さっぽろ喫茶店グラフィティー Web版

さっぽろ喫茶店グラフィティー余話2023②――和田由美

 先だって、北大エリアにある真っ白なノレンが目印の「コーヒー屋さん 月祭(つきさい)」へ、初めて立ち寄ってみた。

 4つある向かい合わせの2人席(入口側)に座ると、小さいライトが柔らかな光を放つカウンター席(2人用)が眺められBGMに流れるクラシック音楽も清しく心地良い。

 壁に掛かった1枚の絵も素朴で、何かと疲れる都会生活の憂さを晴らしながら、一杯のコーヒーを心ゆくまで楽しめる空間だった。

 女性店主が、手回しの焙煎機で自ら焙煎するコーヒーは、その日のスペシャルがお勧め。
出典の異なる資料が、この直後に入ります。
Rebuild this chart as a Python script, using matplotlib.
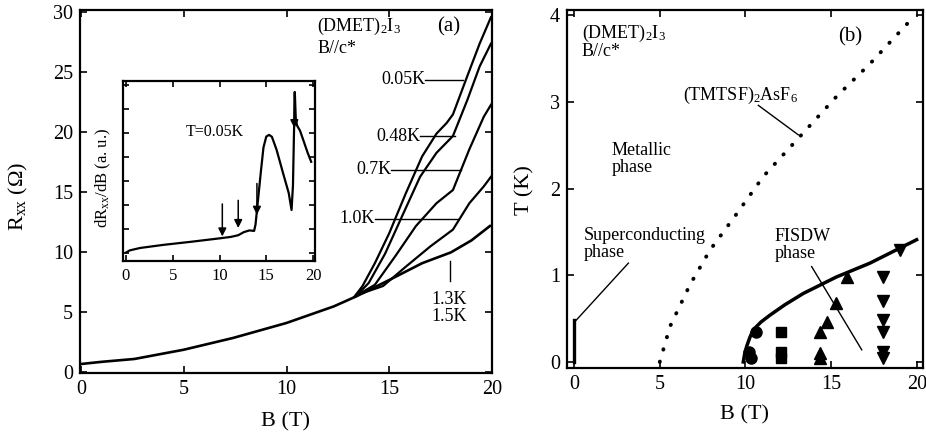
import numpy as np
import matplotlib
matplotlib.use('Agg')
import matplotlib.pyplot as plt

# fuente tipo Times para todo el grafico
plt.rcParams['font.family'] = 'Liberation Serif'
plt.rcParams['mathtext.fontset'] = 'custom'
plt.rcParams['mathtext.rm'] = 'Liberation Serif'
plt.rcParams['mathtext.it'] = 'Liberation Serif:italic'

# ---- (a) magnetorresistencia Rxx(B) ----
# curva comun (1.3K y 1.5K)
B_alta = [0, 1.0, 2.6, 5.0, 7.4, 10.0, 12.3, 13.4, 15.0, 16.6, 18.0, 19.0, 19.9]
R_alta = [0.70, 0.88, 1.12, 1.89, 2.87, 4.12, 5.50, 6.34, 7.70, 9.10, 10.0, 11.0, 12.2]

# ramas de baja temperatura
B_005 = [13.3, 13.7, 14.3, 15.0, 15.8, 16.6, 17.3, 17.8, 18.1, 18.8, 19.4, 19.95]
R_005 = [6.3, 7.2, 9.1, 11.6, 14.9, 18.0, 19.9, 20.8, 21.5, 24.7, 27.4, 29.6]
B_048 = [13.4, 14.0, 14.8, 15.7, 16.5, 17.3, 18.1, 18.8, 19.4, 19.95]
R_048 = [6.4, 7.45, 9.9, 13.3, 16.3, 18.3, 19.7, 22.7, 25.5, 27.4]
B_07 = [13.5, 14.3, 15.3, 16.3, 17.3, 18.1, 18.9, 19.6, 19.95]
R_07 = [6.5, 7.3, 9.7, 12.2, 14.1, 15.2, 18.6, 21.3, 22.3]
B_10 = [13.6, 14.7, 15.8, 17.0, 18.1, 18.9, 19.6, 19.95]
R_10 = [6.55, 7.2, 8.8, 10.5, 11.9, 14.1, 15.5, 16.3]

# etiquetas de temperatura: texto, B final del texto, B final de la linea, R
etiq_T = ['0.05K', '0.48K', '0.7K', '1.0K']
etiq_B0 = [16.75, 16.5, 15.1, 14.3]
etiq_B1 = [18.6, 18.2, 18.5, 18.35]
etiq_R = [24.4, 19.7, 16.9, 12.8]

# ---- recuadro dRxx/dB a T=0.05K ----
B_der = [0, 0.4, 1.5, 4, 7, 10, 11.2, 12.0, 12.6, 13.2, 13.7, 13.85, 14.15, 14.45, 14.7,
         15.0, 15.3, 15.6, 16.1, 16.8, 17.4, 17.7, 17.85, 17.95, 18.05, 18.15, 18.3,
         18.6, 18.96, 19.4, 19.8]
dR_der = [0.03, 0.12, 0.22, 0.35, 0.48, 0.62, 0.68, 0.75, 0.88, 0.95, 0.93, 1.2, 2.35,
          3.5, 4.4, 4.85, 4.92, 4.84, 4.3, 3.32, 2.5, 1.8, 2.8, 4.8, 6.7, 5.6, 5.3, 5.1,
          4.7, 4.2, 3.8]
flecha_B = [10.3, 12.0, 14.0, 18.0]
flecha_ini = [2.05, 2.2, 2.9, 6.7]
flecha_fin = [0.7, 1.05, 1.6, 5.2]

# ---- (b) diagrama de fases ----
B_tmtsf = [5.0, 5.6, 6.76, 7.93, 9.49, 11.04, 13.08, 15.3, 17.26, 19.8]
T_tmtsf = [0.0, 0.41, 0.89, 1.29, 1.71, 2.14, 2.58, 3.06, 3.44, 3.98]
B_fisdw = [9.87, 9.95, 10.07, 10.25, 10.45, 10.9, 11.43, 12.3, 13.37, 15.3, 17.26, 19.98]
T_fisdw = [0.0, 0.09, 0.18, 0.28, 0.37, 0.46, 0.54, 0.66, 0.79, 0.98, 1.14, 1.41]
B_circ = [10.2, 10.3, 10.6]
T_circ = [0.12, 0.04, 0.35]
B_cuad = [12.1, 12.1, 12.1]
T_cuad = [0.35, 0.12, 0.04]
B_tri_up = [14.34, 14.77, 14.34, 14.34, 15.28, 15.94]
T_tri_up = [0.35, 0.46, 0.10, 0.04, 0.68, 0.98]
B_tri_dn = [18.04, 18.04, 18.04, 18.04, 18.04, 18.04, 19.0]
T_tri_dn = [0.98, 0.70, 0.48, 0.35, 0.11, 0.04, 1.29]
T_sc = [0.0, 0.48]

fig = plt.figure(figsize=(9.26, 4.41), dpi=100)
ax1 = fig.add_axes([0.0864, 0.1542, 0.4449, 0.8231])
ax2 = fig.add_axes([0.6123, 0.1655, 0.3844, 0.8118])
axi = fig.add_axes([0.1328, 0.4082, 0.2073, 0.4082])


def estilo(ax, fs, largo=5):
    for s in ax.spines.values():
        s.set_linewidth(1.6)
    ax.tick_params(direction='in', top=True, right=True, length=largo, width=1.2,
                   labelsize=fs, pad=5)


# --- panel (a) ---
ax1.plot(B_alta, R_alta, 'k-', lw=1.9)
for B, R in [(B_005, R_005), (B_048, R_048), (B_07, R_07), (B_10, R_10)]:
    ax1.plot(B, R, 'k-', lw=1.6)
for t, b0, b1, r in zip(etiq_T, etiq_B0, etiq_B1, etiq_R):
    ax1.text(b0, r, t, ha='right', va='center', fontsize=13)
    ax1.plot([b0, b1], [r, r], 'k-', lw=1)
ax1.plot([17.95, 17.95], [7.6, 9.3], 'k-', lw=1)
ax1.text(17.9, 5.4, '1.3K\n1.5K', ha='center', va='center', fontsize=13, linespacing=1.0)
ax1.text(11.5, 28.8, r'(DMET)$_2$I$_3$', fontsize=13, va='center')
ax1.text(11.5, 27.0, 'B//c*', fontsize=13, va='center')
ax1.text(17.9, 28.8, '(a)', fontsize=15, va='center', ha='center')
ax1.set_xlim(-0.05, 20.0)
ax1.set_ylim(-0.05, 30.2)
ax1.set_xticks([0, 5, 10, 15, 20])
ax1.set_yticks([0, 5, 10, 15, 20, 25, 30])
estilo(ax1, 14.5)
ax1.set_xlabel('B (T)', fontsize=16)
ax1.set_ylabel(r'R$_{\rm xx}$ ($\Omega$)', fontsize=16)
ax1.xaxis.set_label_coords(0.5, -0.107)
ax1.yaxis.set_label_coords(-0.121, 0.485)

# --- recuadro ---
axi.plot(B_der, dR_der, 'k-', lw=1.6)
for b, y0, y1 in zip(flecha_B, flecha_ini, flecha_fin):
    axi.annotate('', xy=(b, y1), xytext=(b, y0),
                 arrowprops=dict(arrowstyle='-|>', color='k', lw=1.1,
                                 mutation_scale=12, shrinkA=0, shrinkB=0))
axi.text(9.5, 5.05, 'T=0.05K', ha='center', va='center', fontsize=11.5)
axi.set_xlim(-0.32, 20.2)
axi.set_ylim(-0.32, 7.16)
axi.set_xticks([0, 5, 10, 15, 20])
axi.set_yticks(range(8))
axi.set_yticklabels([])
estilo(axi, 12, largo=4)
axi.set_ylabel(r'dR$_{\rm xx}$/dB (a. u.)', fontsize=12)
axi.yaxis.set_label_coords(-0.052, 0.46)

# --- panel (b) ---
ax2.plot(B_tmtsf, T_tmtsf, color='k', lw=2.8, linestyle=(0, (0.1, 3.2)),
         dash_capstyle='round')
ax2.plot(B_fisdw, T_fisdw, 'k-', lw=2.5)
ax2.plot([0, 0], T_sc, 'k-', lw=2.4)
ax2.plot(B_circ, T_circ, 'ko', ms=8)
ax2.plot(B_cuad, T_cuad, 'ks', ms=7.5)
ax2.plot(B_tri_up, T_tri_up, 'k^', ms=8.5)
ax2.plot(B_tri_dn, T_tri_dn, 'kv', ms=8.5)
ax2.plot([10.75, 13.08], [2.96, 2.62], 'k-', lw=1)
ax2.plot([3.17, 0.12], [1.14, 0.48], 'k-', lw=1)
ax2.plot([13.86, 16.78], [1.10, 0.14], 'k-', lw=1)
ax2.text(0.45, 3.79, r'(DMET)$_2$I$_3$', fontsize=13, va='center')
ax2.text(0.45, 3.58, 'B//c*', fontsize=13, va='center')
ax2.text(16.1, 3.75, '(b)', fontsize=15, va='center', ha='center')
ax2.text(6.36, 3.08, r'(TMTSF)$_2$AsF$_6$', fontsize=13, va='center')
ax2.text(2.2, 2.34, 'Metallic\nphase', fontsize=13, va='center', linespacing=1.05)
ax2.text(0.54, 1.36, 'Superconducting\nphase', fontsize=13, va='center', linespacing=1.05)
ax2.text(11.7, 1.35, 'FISDW\nphase', fontsize=13, va='center', linespacing=1.05)
ax2.set_xlim(-0.41, 20.35)
ax2.set_ylim(-0.07, 4.06)
ax2.set_xticks([0, 5, 10, 15, 20])
ax2.set_yticks([0, 1, 2, 3, 4])
estilo(ax2, 14.5)
ax2.set_xlabel('B (T)', fontsize=16)
ax2.set_ylabel('T (K)', fontsize=16)
ax2.xaxis.set_label_coords(0.5, -0.103)
ax2.yaxis.set_label_coords(-0.09, 0.497)

fig.savefig('out.png', dpi=100)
手づくりにも似た厚めで無骨なコーヒーカップで味わうと、なぜか在りし日の伝説の珈琲店「イレブン」が思い出されたりして…。

 コーヒーは割に濃い目ながら後味はさわやか、春風のように優しく私の味蕾を通り抜けて行った。手づくりのきなこわらび餅も素朴な味わいで、好きだなあ、こういう店。